What you should do: Exact reproduction of the data is required, with images excluded.

Information provided:

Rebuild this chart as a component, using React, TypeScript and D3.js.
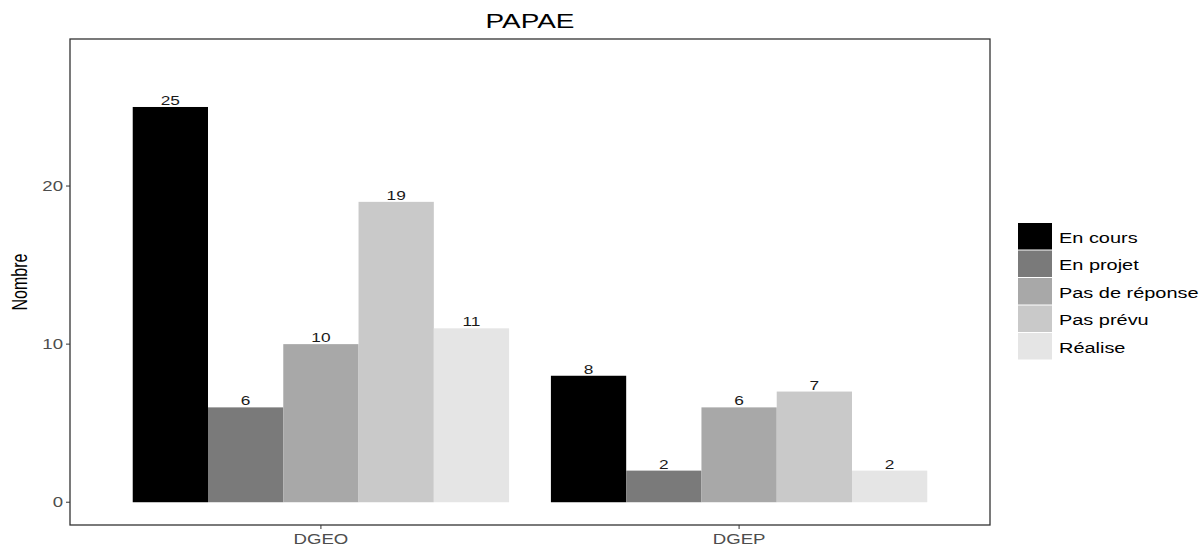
import { useEffect, useRef } from "react";
import * as d3 from "d3";

const groups = ["DGEO", "DGEP"];
const statuses = ["En cours", "En projet", "Pas de réponse", "Pas prévu", "Réalise"];
const dgeoValues = [25, 6, 10, 19, 11];
const dgepValues = [8, 2, 6, 7, 2];
const yTicks = [0, 10, 20];
const greys = ["#000000", "#7a7a7a", "#a8a8a8", "#c9c9c9", "#e5e5e5"];

const App = () => {
  const chartRef = useRef(null);

  useEffect(() => {
    if (!chartRef.current) return;
    const svg = d3.select(chartRef.current);
    svg.selectAll("*").remove();

    const width = 1201;
    const height = 546;
    const panel = { left: 70, right: 990, top: 39, bottom: 525 };
    const sx = 1.33; // the picture is stretched horizontally
    const font = "Liberation Sans, Arial, sans-serif";

    svg.attr("viewBox", [0, 0, width, height]);

    const rows = groups.map((g, i) => ({
      group: g,
      values: i === 0 ? dgeoValues : dgepValues,
    }));

    const x0 = d3
      .scaleBand()
      .domain(groups)
      .range([panel.left, panel.right])
      .paddingInner(0.1)
      .paddingOuter(0.15);
    const x1 = d3.scaleBand().domain(statuses).range([0, x0.bandwidth()]);
    const y = d3.scaleLinear().domain([-1.44, 29.3]).range([panel.bottom, panel.top]);
    const color = d3.scaleOrdinal<string, string>().domain(statuses).range(greys);

    // stretched text helper
    const text = (g: any, px: number, py: number, s: string, size: number, anchor: string, fill: string) =>
      g
        .append("text")
        .attr("transform", `translate(${px},${py}) scale(${sx},1)`)
        .attr("text-anchor", anchor)
        .attr("font-family", font)
        .attr("font-size", size)
        .attr("fill", fill)
        .text(s);

    svg.append("rect").attr("width", width).attr("height", height).attr("fill", "#fff");

    // bars
    const bars = svg
      .selectAll("g.grp")
      .data(rows)
      .join("g")
      .attr("class", "grp")
      .attr("transform", (d) => `translate(${x0(d.group)},0)`);

    bars
      .selectAll("rect")
      .data((d) => d.values.map((v, i) => ({ key: statuses[i], value: v })))
      .join("rect")
      .attr("x", (d) => x1(d.key)!)
      .attr("width", x1.bandwidth())
      .attr("y", (d) => y(d.value))
      .attr("height", (d) => y(0) - y(d.value))
      .attr("fill", (d) => color(d.key));

    bars.each(function (d) {
      const g = d3.select(this);
      d.values.forEach((v, i) => {
        text(g, x1(statuses[i])! + x1.bandwidth() / 2, y(v) - 2, String(v), 13, "middle", "#1a1a1a");
      });
    });

    // panel border
    svg
      .append("rect")
      .attr("x", panel.left)
      .attr("y", panel.top)
      .attr("width", panel.right - panel.left)
      .attr("height", panel.bottom - panel.top)
      .attr("fill", "none")
      .attr("stroke", "#333")
      .attr("stroke-width", 1.3);

    // y axis
    const ya = svg.append("g");
    yTicks.forEach((t) => {
      ya.append("line")
        .attr("x1", panel.left - 4)
        .attr("x2", panel.left)
        .attr("y1", y(t))
        .attr("y2", y(t))
        .attr("stroke", "#333");
      text(ya, panel.left - 7, y(t) + 5, String(t), 14, "end", "#4d4d4d");
    });

    // x axis
    const xa = svg.append("g");
    groups.forEach((g) => {
      const cx = x0(g)! + x0.bandwidth() / 2;
      xa.append("line")
        .attr("x1", cx)
        .attr("x2", cx)
        .attr("y1", panel.bottom)
        .attr("y2", panel.bottom + 4)
        .attr("stroke", "#333");
      text(xa, cx, panel.bottom + 19, g, 14, "middle", "#4d4d4d");
    });

    // y title
    svg
      .append("text")
      .attr("transform", `translate(27,${(panel.top + panel.bottom) / 2}) scale(${sx},1) rotate(-90)`)
      .attr("text-anchor", "middle")
      .attr("font-family", font)
      .attr("font-size", 16)
      .attr("fill", "#000")
      .text("Nombre");

    // title
    text(svg, (panel.left + panel.right) / 2, 28, "PAPAE", 21, "middle", "#000");

    // legend
    const lg = svg.append("g");
    const keyTop = 223;
    const keyH = 27.5;
    statuses.forEach((s, i) => {
      lg.append("rect")
        .attr("x", 1018)
        .attr("y", keyTop + i * keyH)
        .attr("width", 34)
        .attr("height", keyH - 1)
        .attr("fill", color(s));
      text(lg, 1059, keyTop + i * keyH + keyH / 2 + 6, s, 15, "start", "#000");
    });
  }, []);

  return (
    <svg
      ref={chartRef}
      width={1201}
      height={546}
      style={{ position: "absolute", left: 0, top: 0 }}
    ></svg>
  );
};

export default App;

Problem solution:
Rebuild this chart as a component, using React, TypeScript and D3.js.
import { useEffect, useRef } from "react";
import * as d3 from "d3";

const groups = ["DGEO", "DGEP"];
const statuses = ["En cours", "En projet", "Pas de réponse", "Pas prévu", "Réalise"];
const dgeoValues = [25, 6, 10, 19, 11];
const dgepValues = [8, 2, 6, 7, 2];
const yTicks = [0, 10, 20];
const greys = ["#000000", "#7a7a7a", "#a8a8a8", "#c9c9c9", "#e5e5e5"];

const App = () => {
  const chartRef = useRef(null);

  useEffect(() => {
    if (!chartRef.current) return;
    const svg = d3.select(chartRef.current);
    svg.selectAll("*").remove();

    const width = 1201;
    const height = 546;
    const panel = { left: 70, right: 990, top: 39, bottom: 525 };
    const sx = 1.33; // the picture is stretched horizontally
    const font = "Liberation Sans, Arial, sans-serif";

    svg.attr("viewBox", [0, 0, width, height]);

    const rows = groups.map((g, i) => ({
      group: g,
      values: i === 0 ? dgeoValues : dgepValues,
    }));

    const x0 = d3
      .scaleBand()
      .domain(groups)
      .range([panel.left, panel.right])
      .paddingInner(0.1)
      .paddingOuter(0.15);
    const x1 = d3.scaleBand().domain(statuses).range([0, x0.bandwidth()]);
    const y = d3.scaleLinear().domain([-1.44, 29.3]).range([panel.bottom, panel.top]);
    const color = d3.scaleOrdinal<string, string>().domain(statuses).range(greys);

    // stretched text helper
    const text = (g: any, px: number, py: number, s: string, size: number, anchor: string, fill: string) =>
      g
        .append("text")
        .attr("transform", `translate(${px},${py}) scale(${sx},1)`)
        .attr("text-anchor", anchor)
        .attr("font-family", font)
        .attr("font-size", size)
        .attr("fill", fill)
        .text(s);

    svg.append("rect").attr("width", width).attr("height", height).attr("fill", "#fff");

    // bars
    const bars = svg
      .selectAll("g.grp")
      .data(rows)
      .join("g")
      .attr("class", "grp")
      .attr("transform", (d) => `translate(${x0(d.group)},0)`);

    bars
      .selectAll("rect")
      .data((d) => d.values.map((v, i) => ({ key: statuses[i], value: v })))
      .join("rect")
      .attr("x", (d) => x1(d.key)!)
      .attr("width", x1.bandwidth())
      .attr("y", (d) => y(d.value))
      .attr("height", (d) => y(0) - y(d.value))
      .attr("fill", (d) => color(d.key));

    bars.each(function (d) {
      const g = d3.select(this);
      d.values.forEach((v, i) => {
        text(g, x1(statuses[i])! + x1.bandwidth() / 2, y(v) - 2, String(v), 13, "middle", "#1a1a1a");
      });
    });

    // panel border
    svg
      .append("rect")
      .attr("x", panel.left)
      .attr("y", panel.top)
      .attr("width", panel.right - panel.left)
      .attr("height", panel.bottom - panel.top)
      .attr("fill", "none")
      .attr("stroke", "#333")
      .attr("stroke-width", 1.3);

    // y axis
    const ya = svg.append("g");
    yTicks.forEach((t) => {
      ya.append("line")
        .attr("x1", panel.left - 4)
        .attr("x2", panel.left)
        .attr("y1", y(t))
        .attr("y2", y(t))
        .attr("stroke", "#333");
      text(ya, panel.left - 7, y(t) + 5, String(t), 14, "end", "#4d4d4d");
    });

    // x axis
    const xa = svg.append("g");
    groups.forEach((g) => {
      const cx = x0(g)! + x0.bandwidth() / 2;
      xa.append("line")
        .attr("x1", cx)
        .attr("x2", cx)
        .attr("y1", panel.bottom)
        .attr("y2", panel.bottom + 4)
        .attr("stroke", "#333");
      text(xa, cx, panel.bottom + 19, g, 14, "middle", "#4d4d4d");
    });

    // y title
    svg
      .append("text")
      .attr("transform", `translate(27,${(panel.top + panel.bottom) / 2}) scale(${sx},1) rotate(-90)`)
      .attr("text-anchor", "middle")
      .attr("font-family", font)
      .attr("font-size", 16)
      .attr("fill", "#000")
      .text("Nombre");

    // title
    text(svg, (panel.left + panel.right) / 2, 28, "PAPAE", 21, "middle", "#000");

    // legend
    const lg = svg.append("g");
    const keyTop = 223;
    const keyH = 27.5;
    statuses.forEach((s, i) => {
      lg.append("rect")
        .attr("x", 1018)
        .attr("y", keyTop + i * keyH)
        .attr("width", 34)
        .attr("height", keyH - 1)
        .attr("fill", color(s));
      text(lg, 1059, keyTop + i * keyH + keyH / 2 + 6, s, 15, "start", "#000");
    });
  }, []);

  return (
    <svg
      ref={chartRef}
      width={1201}
      height={546}
      style={{ position: "absolute", left: 0, top: 0 }}
    ></svg>
  );
};

export default App;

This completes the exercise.